Indeed, I could see where your reproducer is at best rather annoying.
But a good data point for me either way, so thank you!

							Thanx, Paul
Peter Zijlstra Sept. 17, 2021, 9:11 a.m. UTC | #6
On Thu, Sep 16, 2021 at 10:07:07AM -0500, Bjorn Helgaas wrote:
> This seems to be an ongoing issue, not just a point defect in a single
> product, and I really hate the onesy-twosy nature of this.  Is there
> really no way to detect this issue automatically or fix whatever Linux
> bug makes us trip over this?  I am no clock expert, so I have
> absolutely no idea whether this is possible.

X86 is gifted with the grant total of _0_ reliable clocks. Given no
accurate time, it is impossible to tell which one of them is broken
worst.

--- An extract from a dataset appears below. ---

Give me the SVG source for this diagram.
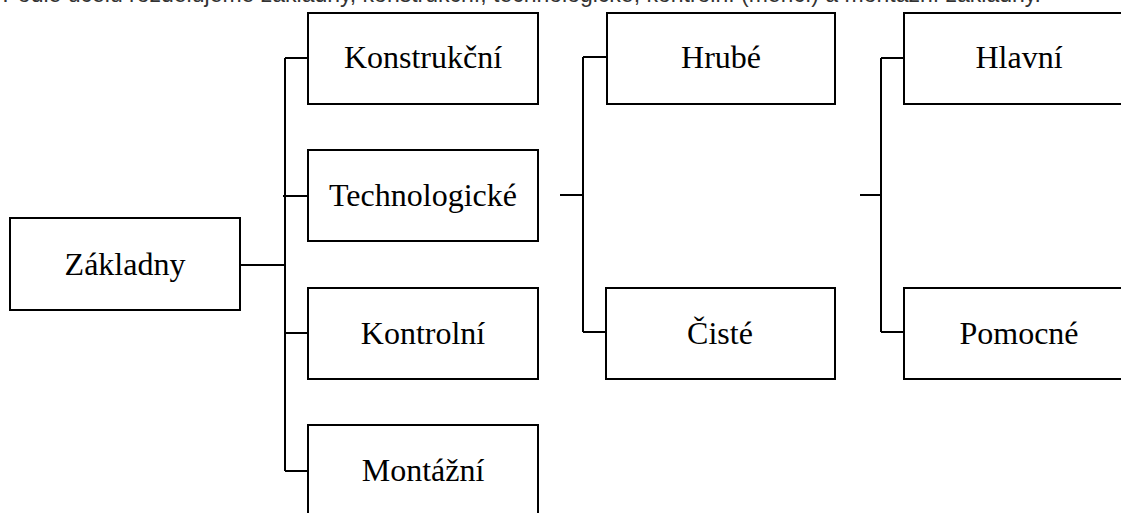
<svg xmlns="http://www.w3.org/2000/svg" width="1121" height="513" viewBox="0 0 1121 513">
<style>
.box{fill:#fff;stroke:#000;stroke-width:2}
.lbl{font-family:"Liberation Serif","Times New Roman",serif;font-size:32px;fill:#000;text-anchor:middle}
.ln{fill:none;stroke:#000;stroke-width:2}
.top{font-family:"Liberation Sans",Arial,sans-serif;font-size:23px;fill:#333;text-anchor:end}
</style>
<rect width="1121" height="513" fill="#fff"/>
<text class="top" x="1041" y="2">Podle účelu rozdělujeme základny, konstrukční, technologické, kontrolní (měřicí) a montážní základny.</text>
<g id="connectors">
<path class="ln" d="M240 265H285M285 58V471M285 58H308M283 196H308M285 333H308M285 471H308"/>
<path class="ln" d="M560 195H583M583 57V332M583 57H607M583 332H606"/>
<path class="ln" d="M860 195H881M881 58V332M881 58H904M881 332H904"/>
</g>
<g id="zakladny"><rect class="box" x="10" y="218" width="230" height="92"/><text class="lbl" x="125" y="275">Základny</text></g>
<g id="konstrukcni"><rect class="box" x="308" y="13" width="230" height="91"/><text class="lbl" x="423" y="68">Konstrukční</text></g>
<g id="technologicke"><rect class="box" x="308" y="150" width="230" height="91"/><text class="lbl" x="423" y="206">Technologické</text></g>
<g id="kontrolni"><rect class="box" x="308" y="288" width="230" height="91"/><text class="lbl" x="423" y="344">Kontrolní</text></g>
<g id="montazni"><rect class="box" x="308" y="425" width="230" height="91"/><text class="lbl" x="423" y="481">Montážní</text></g>
<g id="hrube"><rect class="box" x="607" y="13" width="228" height="91"/><text class="lbl" x="721" y="68">Hrubé</text></g>
<g id="ciste"><rect class="box" x="606" y="288" width="229" height="91"/><text class="lbl" x="720" y="344">Čisté</text></g>
<g id="hlavni"><rect class="box" x="904" y="13" width="230" height="91"/><text class="lbl" x="1019" y="68">Hlavní</text></g>
<g id="pomocne"><rect class="box" x="904" y="288" width="230" height="91"/><text class="lbl" x="1019" y="344">Pomocné</text></g>
</svg>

Although I suppose we could attempt to synchronize against the
PMU or MPERF..

We could possibly disable the tsc watchdog for
X86_FEATURE_TSC_KNOWN_FREQ && X86_FEATURE_TSC_ADJUST I suppose.

And then have people with 'creative' BIOS get to keep the pieces.
Peter Zijlstra Sept. 17, 2021, 9:34 a.m. UTC | #7
On Fri, Sep 17, 2021 at 11:11:49AM +0200, Peter Zijlstra wrote:
> On Thu, Sep 16, 2021 at 10:07:07AM -0500, Bjorn Helgaas wrote:
> > This seems to be an ongoing issue, not just a point defect in a single
> > product, and I really hate the onesy-twosy nature of this.  Is there
> > really no way to detect this issue automatically or fix whatever Linux
> > bug makes us trip over this?  I am no clock expert, so I have
> > absolutely no idea whether this is possible.
> 
> X86 is gifted with the grant total of _0_ reliable clocks. Given no
> accurate time, it is impossible to tell which one of them is broken
> worst. Although I suppose we could attempt to synchronize against the
> PMU or MPERF..
> 
> We could possibly disable the tsc watchdog for
> X86_FEATURE_TSC_KNOWN_FREQ && X86_FEATURE_TSC_ADJUST I suppose.
> 
> And then have people with 'creative' BIOS get to keep the pieces.

Alternatively, we can change what the TSC watchdog does for
X86_FEATURE_TSC_ADJUST machines. Instead of checking time against HPET
it can check if TSC_ADJUST changes. That should make it more resillient
vs HPET time itself being off.
Krzysztof Wilczyński Sept. 17, 2021, 2 p.m. UTC | #8
Hi Jakub,

[...]
> The Intel documentation does not list my device [1], but
> linuxhw [2] does, and it seems to list a few more bridges
> we do not currently cover (3e31, 3ecc, 3e35, 3e0f).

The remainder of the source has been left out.